En quoi cela consiste ?

On fait des ateliers ludiques, pédagogiques et interactifs, lors desquels on fait s’exprimer les gens sur comment ils utilisent les écrans, leur nombre, à quel moment. On essaie de faire réfléchir les participants sur leur utilisation des écrans, sur pourquoi ils sont fascinés par ça. Pourquoi, quand ils sont à table, ils vont réagir aux notifications. Ça, c’est dans un premier temps. Puis, on leur demande ce qu’ils pourraient changer en travaillant avec notre jeu en présentant des situations du quotidien. Sur le recto de la carte, il y a la situation néfaste.

Au verso, il y a une explication sur le développement de l’enfant et pourquoi il faut faire comme ça. Par exemple, un parent et un enfant de 7 ans sont dos à dos, chacun devant un écran. Est-ce qu’il ne vaut pas mieux qu’ils regardent ensemble le film sur le même écran et qu’ils en parlent après ?

On essaye de construire des situations du quotidien, de déconstruire des situations délétères et de reconstruire dessus une situation plus normale. On ne dit donc pas “jamais d’écran”, mais “avec les écrans, il y a des ajustements”.

Pour terminer, Catherine Salinier, quel conseil souhaitez-vous partager ?

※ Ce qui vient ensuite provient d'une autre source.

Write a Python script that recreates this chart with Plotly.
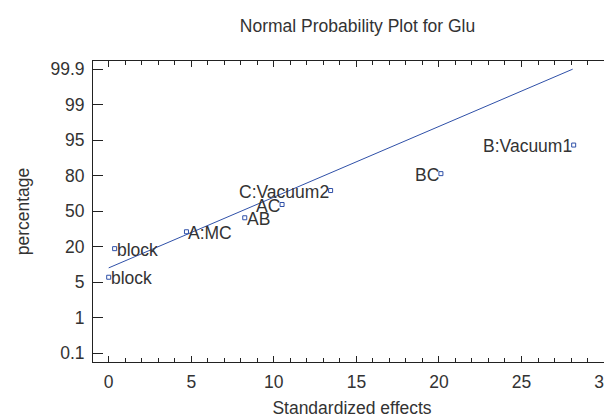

Je souhaite dire que chez l’adulte comme chez l’enfant, trop d’écran bloque toute la capacité de rêverie, de pensée. On a remarqué que quand un enfant est sans arrêt devant un écran, il développe des retards de langage, de développement. C’est parce qu’on ne lui a pas assez parlé, qu’il ne sait pas jouer, qu’il ne sait pas s’ennuyer. Les enfants ont besoin de s’ennuyer pour aller jouer. On ne peut pas jeter les écrans puisqu’ils font partie de notre vie, mais on doit les utiliser correctement.

C’est un peu comme quand on possède une voiture. On est bien content parce qu’elle peut aider à se déplacer s’il n’y a pas de transports en commun. Mais si on va trop vite, c’est dangereux. Il faut donc savoir utiliser les écrans et faire particulièrement attention aux enfants qui ont besoin d’interactions et de liberté de penser et de jeu.

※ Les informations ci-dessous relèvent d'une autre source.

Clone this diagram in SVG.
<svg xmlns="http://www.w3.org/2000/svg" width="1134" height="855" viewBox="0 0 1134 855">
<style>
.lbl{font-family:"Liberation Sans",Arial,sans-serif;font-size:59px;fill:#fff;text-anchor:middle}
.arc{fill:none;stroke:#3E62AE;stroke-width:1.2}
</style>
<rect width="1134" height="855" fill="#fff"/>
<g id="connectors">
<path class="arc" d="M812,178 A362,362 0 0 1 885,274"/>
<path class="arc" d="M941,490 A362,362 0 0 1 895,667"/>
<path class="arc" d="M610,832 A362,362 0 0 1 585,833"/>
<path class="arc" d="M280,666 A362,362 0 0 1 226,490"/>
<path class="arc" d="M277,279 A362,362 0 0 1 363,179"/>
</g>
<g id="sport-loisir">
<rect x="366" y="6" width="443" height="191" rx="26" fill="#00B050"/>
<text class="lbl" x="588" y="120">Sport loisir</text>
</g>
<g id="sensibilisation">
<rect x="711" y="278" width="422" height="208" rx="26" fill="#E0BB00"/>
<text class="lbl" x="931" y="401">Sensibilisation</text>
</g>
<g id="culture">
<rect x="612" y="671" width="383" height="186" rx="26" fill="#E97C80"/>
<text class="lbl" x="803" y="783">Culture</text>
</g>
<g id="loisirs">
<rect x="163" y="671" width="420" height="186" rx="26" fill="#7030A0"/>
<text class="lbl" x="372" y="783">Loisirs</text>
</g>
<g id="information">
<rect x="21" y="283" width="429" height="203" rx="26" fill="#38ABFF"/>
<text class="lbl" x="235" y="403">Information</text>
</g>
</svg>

Le psychiatre Serge Tisseron a développé la règle« 3-6-9-12 » :

Avant 3 ans : Jouez, parlez, arrêtez la télé
3 à 6 ans : Limitez les écrans, partagez-les, parlez-en en famille
6 à 9 ans : Apprenez-lui à se protéger et à protéger ses échanges
9 à 12 ans : Créez avec les écrans, expliquez-lui Internet
Après 12 ans : restez disponible, il a encore besoin de vous

Il proscrit un temps d’écran supérieur à 1 h 30 min par jour pour les enfants de 3 à 5 ans et 2 heures pour les plus de 6 ans.